Mr Lukas' Interesting Collection

Yesterday's NYT ran an article titled "From School Files of an Earlier Era, Faces Looking to the Future," about a collector who grabbed a few handfuls of documents that were to be discarded in 1996. The papers that the collector saved from destruction were mundane enough, report card folders from a woman's vocational school in NYC from the 1910s to the 1930s. Very interesting to see the amount of detail and candid, often judgmental comments that were entered into these dossiers. An interesting article in many respects.

The saved folders offer an interesting glimpse into the world of the past. A world of everything analog, and so many technologies barely evolved, if at all. A much more personal world, as evidenced by the copious amounts of information these folders contained: comments about the womans' appearance, personal hygiene, and stickers indicating race. Analog information, type- or handwritten, and accessible to anyone holding the folder. Also information that has for the most part, fallen out of favor (at the minimum) in the time that has passed.
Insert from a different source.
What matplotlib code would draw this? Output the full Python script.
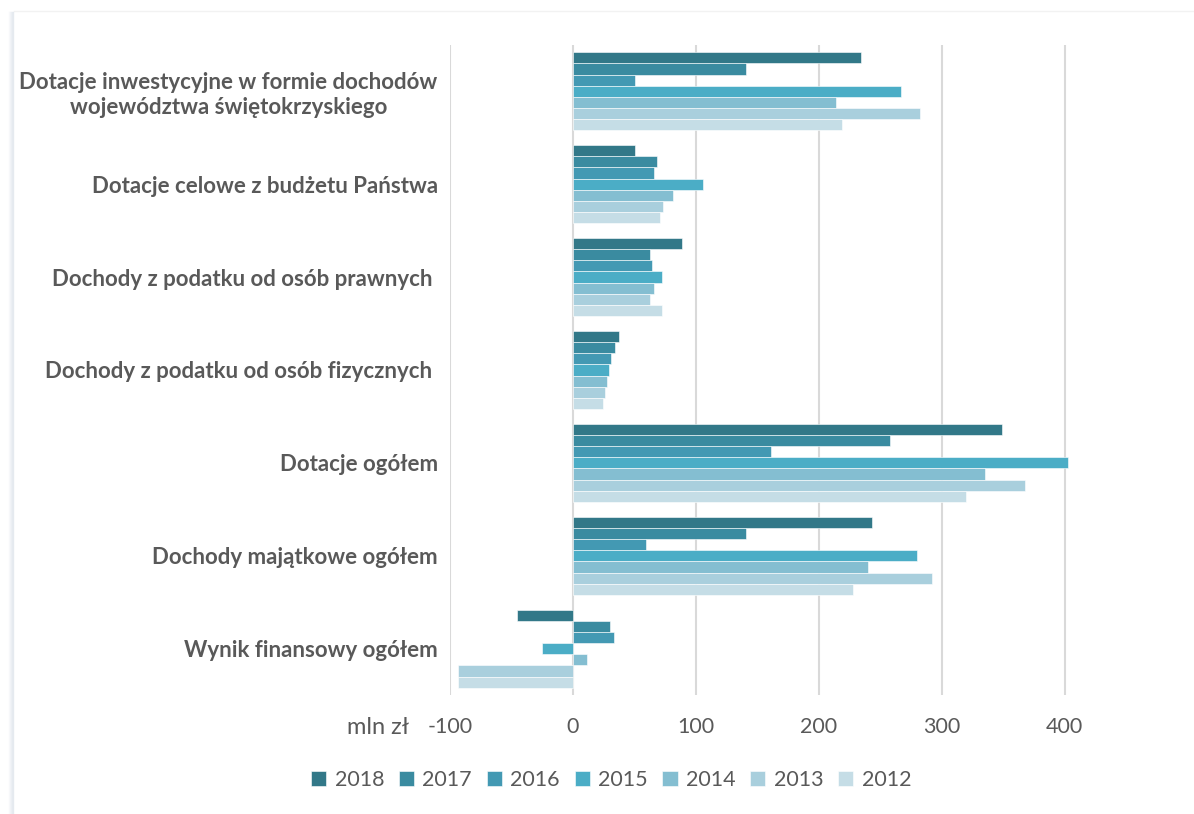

Today, information collection is mostly about numbers, focused less on personal hygiene and more on a subject's bank account and credit rating. The collecting and dissemination of personal information today is behind-the-scenes and often relayed in cryptic codes. Any sane commenter today would be concerned with liability issues. And, of course, laws have been passed making the collection of some of this information illegal.

Growing up in the last vestiges of the analog age, it was often pointed out to me during my school days, that any trouble or problems I might create would swiftly be added to my "permanent record" which would be following me around the rest of my life. I remember as a kid that was a serious concern. And what I imagined that permanent record looking like is a lot like the folders in this article...

There are advantages in my mind to being the age whose lifetime spans the analog/ digital transition, in that remarkably little from the past made the transition to digital. Life prior to 1985 is pretty hazy, detail-wise, and likely to get hazier as the old files and papers are sent to the landfill.

Kudos to Mr Lukas, "the journalist, blogger, collector, and generally curious New Yorker," as he was described in the article, for his collecting and sharing of this marvelous find and reminder of how some things used to be.